# Software to shutdown systems when hard drives get too hot.

## drescherjm

Before I roll out my own code to do this I want to know if there is software that will monitor the temperatures of your disks (in my case up to 20 per server) allowing each disk to have a different trigger temperature and shut the system down if a certain # of the drives have simultaneously reached the trigger temperature. 

The reason for this need is we have a server room with ~10 gentoo servers containing a total of around 75 hard disk drives. The room is small and it contains a large AC unit in the ceiling. This unit is not 100% reliable. It seems to fail one or two weekends per year when no one is around to hear the alarms and since the linux machines are banned from the corporate network I can not receive nagios alerts. There is also no budget for redundant AC. 

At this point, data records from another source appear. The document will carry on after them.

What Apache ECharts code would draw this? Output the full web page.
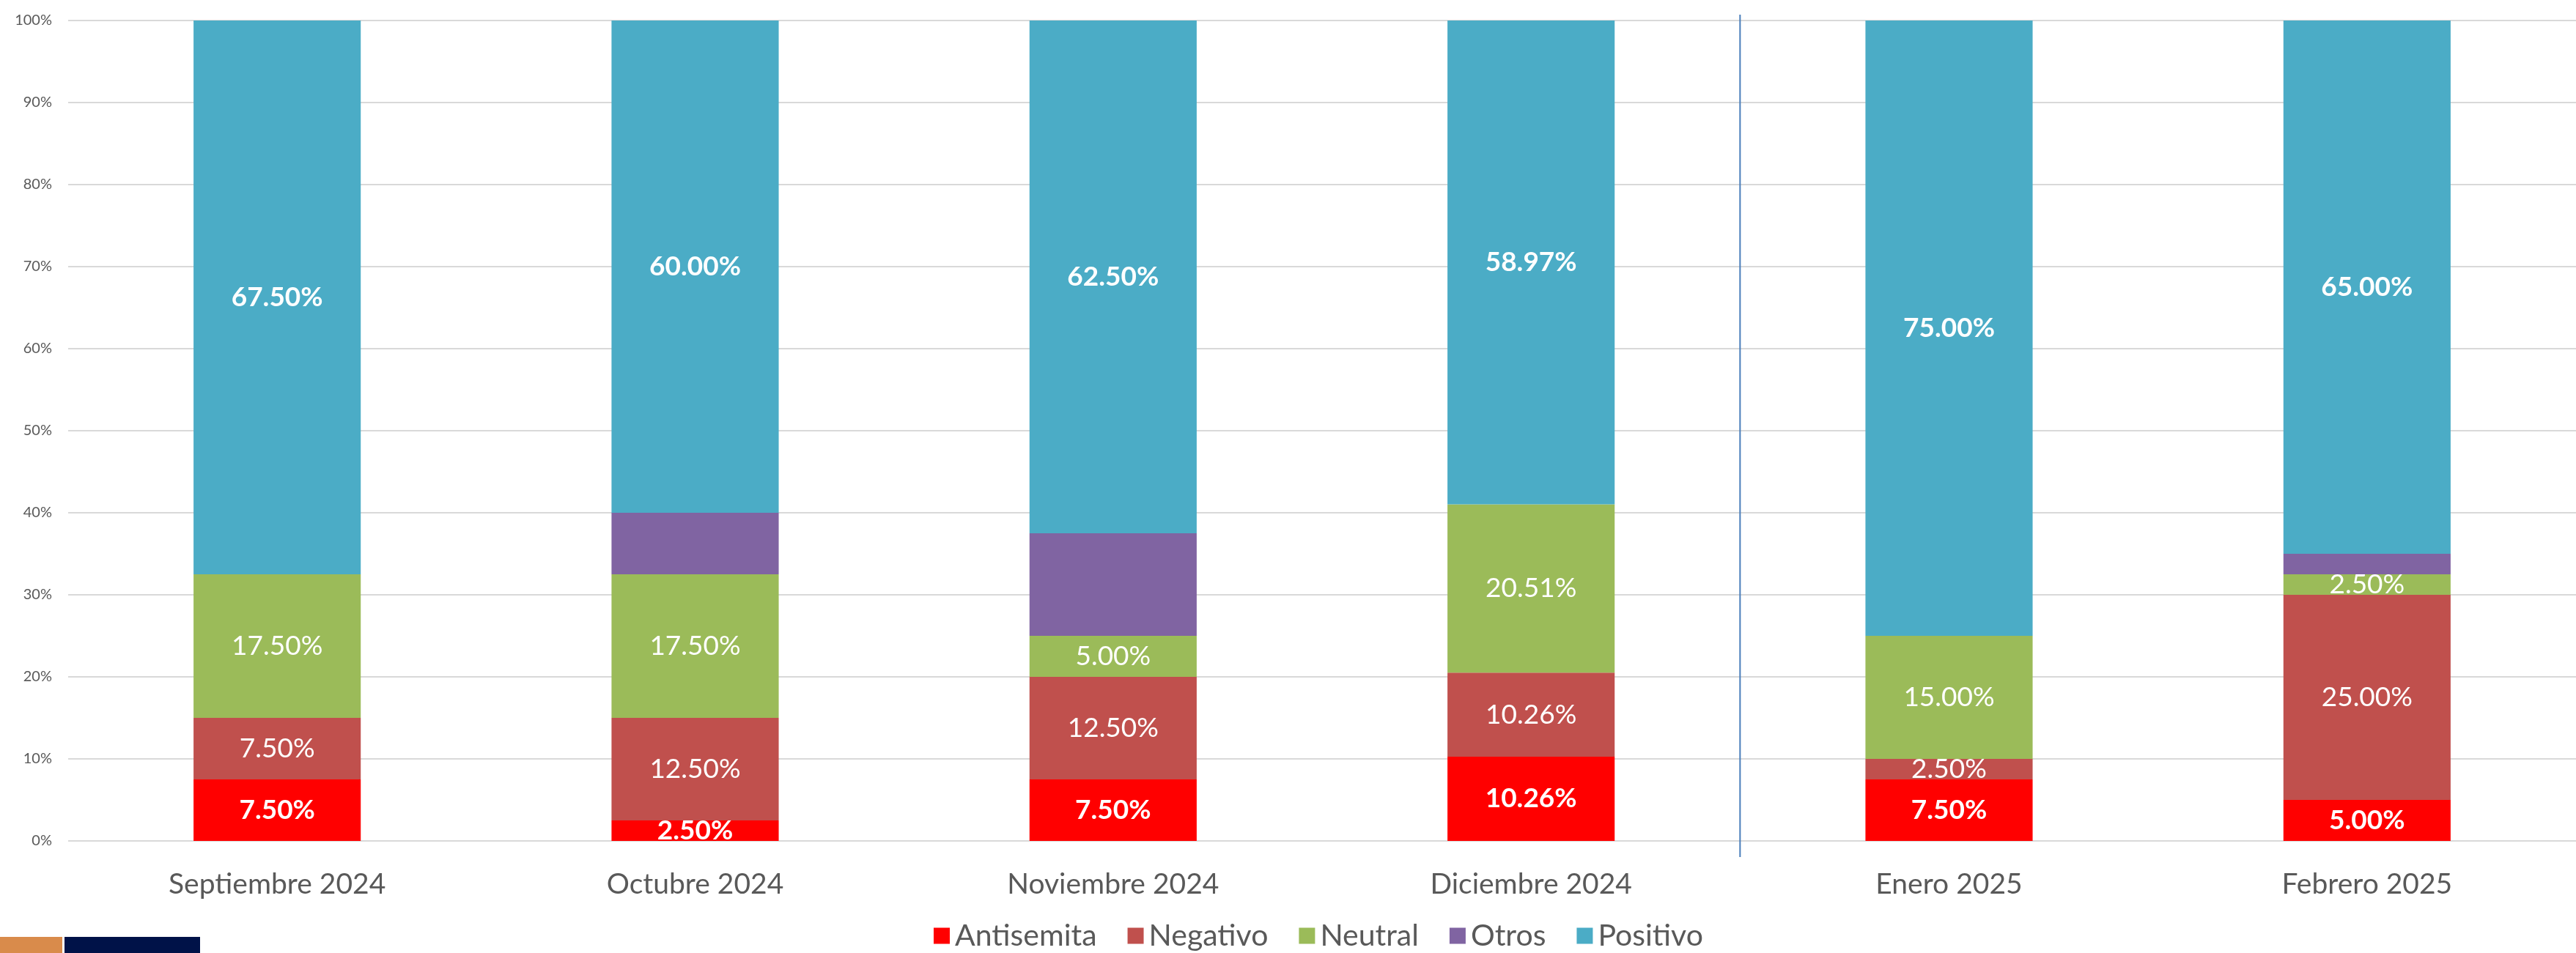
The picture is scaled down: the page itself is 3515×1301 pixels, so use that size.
<!DOCTYPE html>
<html>
<head>
<meta charset="utf-8">
<script src="https://cdn.jsdelivr.net/npm/echarts@6/dist/echarts.min.js"></script>
<style>
	html, body {margin: 0; padding: 0; background: #fff;}
	#chart {width: 3515px; height: 1301px;}
</style>
</head>
<body>
<div id="chart"></div>
<script>
var months = ["Septiembre 2024", "Octubre 2024", "Noviembre 2024", "Diciembre 2024", "Enero 2025", "Febrero 2025"];
var antisemita = [7.50, 2.50, 7.50, 10.26, 7.50, 5.00];
var negativo   = [7.50, 12.50, 12.50, 10.26, 2.50, 25.00];
var neutral    = [17.50, 17.50, 5.00, 20.51, 15.00, 2.50];
var otros      = [0, 7.50, 12.50, 0, 0, 2.50];
var positivo   = [67.50, 60.00, 62.50, 58.97, 75.00, 65.00];
var yTicks = [0, 10, 20, 30, 40, 50, 60, 70, 80, 90, 100];
// separator between 2024 and 2025 (between category 3 and 4)
var dividerAt = 3.5;

var FONT = "Lato";

function pct(p) { return p.value.toFixed(2) + "%"; }

function barSeries(name, values, color, labelOpt) {
	return {
		name: name,
		type: "bar",
		stack: "total",
		barWidth: "40%",
		data: values,
		itemStyle: {color: color},
		label: labelOpt
	};
}

var boldLabel = {show: true, position: "inside", color: "#fff", fontFamily: FONT, fontSize: 37, fontWeight: "bold", formatter: pct};
var plainLabel = {show: true, position: "inside", color: "#fff", fontFamily: FONT, fontSize: 37, fontWeight: "normal", formatter: pct};

var decor = [
	{type: "rect", left: 0, bottom: 0, shape: {width: 85, height: 22}, style: {fill: "#D98B4B"}},
	{type: "rect", left: 88, bottom: 0, shape: {width: 185, height: 22}, style: {fill: "#001248"}}
];

var chart = echarts.init(document.getElementById("chart"));
chart.setOption({
	animation: false,
	backgroundColor: "#fff",
	grid: {left: 93, right: -25, top: 28, bottom: 153, containLabel: false},
	legend: {
		data: ["Antisemita", "Negativo", "Neutral", "Otros", "Positivo"],
		left: 1269,
		top: 1252,
		icon: "rect",
		itemWidth: 22,
		itemHeight: 22,
		itemGap: 42,
		textStyle: {color: "#595959", fontFamily: FONT, fontSize: 41, padding: [0, 0, 0, 2]}
	},
	xAxis: [{
		type: "category",
		data: months,
		axisLine: {show: false},
		axisTick: {show: false},
		axisLabel: {color: "#595959", fontFamily: FONT, fontSize: 39, margin: 40}
	}, {
		type: "value",
		min: -0.5,
		max: 5.5,
		show: false
	}],
	yAxis: {
		type: "value",
		min: yTicks[0],
		max: yTicks[yTicks.length - 1],
		interval: 10,
		axisLine: {show: false},
		axisTick: {show: false},
		splitLine: {lineStyle: {color: "#D9D9D9", width: 2}},
		axisLabel: {color: "#595959", fontFamily: FONT, fontSize: 20, margin: 22, formatter: "{value}%"}
	},
	series: [
		barSeries("Antisemita", antisemita, "#FF0000", boldLabel),
		barSeries("Negativo", negativo, "#C0504D", plainLabel),
		barSeries("Neutral", neutral, "#9BBB59", plainLabel),
		barSeries("Otros", otros, "#8064A2", {show: false}),
		barSeries("Positivo", positivo, "#4BACC6", boldLabel),
		{name: "divider", type: "line", xAxisIndex: 1, data: [], silent: true}
	],
	graphic: decor
});

// place the year separator through the axis scale, a bit past the plot top and bottom
var divTop = chart.convertToPixel({xAxisIndex: 1, yAxisIndex: 0}, [dividerAt, yTicks[yTicks.length - 1]]);
var divBot = chart.convertToPixel({xAxisIndex: 1, yAxisIndex: 0}, [dividerAt, yTicks[0]]);
chart.setOption({
	graphic: decor.concat([
		{type: "line", shape: {x1: divTop[0], y1: divTop[1] - 8, x2: divBot[0], y2: divBot[1] + 22}, style: {stroke: "#4A7EBB", lineWidth: 2}, z: 10}
	])
});
</script>
</body>
</html>
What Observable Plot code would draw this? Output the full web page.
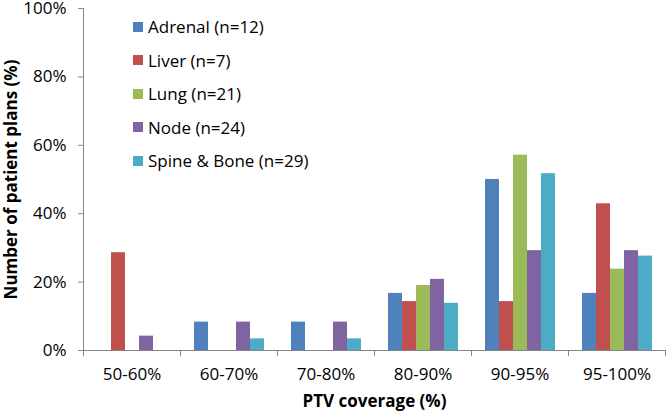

Anyways this weekend the failure was very troubling to me. The temperature got so high in the room that five 2TB hard disk drives were damaged (SMART reallocated sectors went from 0 to several 100). Three of these were kicked out of a raid6 array. Thankfully one was a spare so I did not have to restore data from my tape archives. To prevent this situation I would like to extend my current monitoring of the drive temperatures to have the systems take action. Is there any free software that does this on gentoo?

----------

## Ant P.

sys-apps/watchdog

----------

## drescherjm

Thanks for the suggestion. From the quick look of the man page it looks like it will help.

----------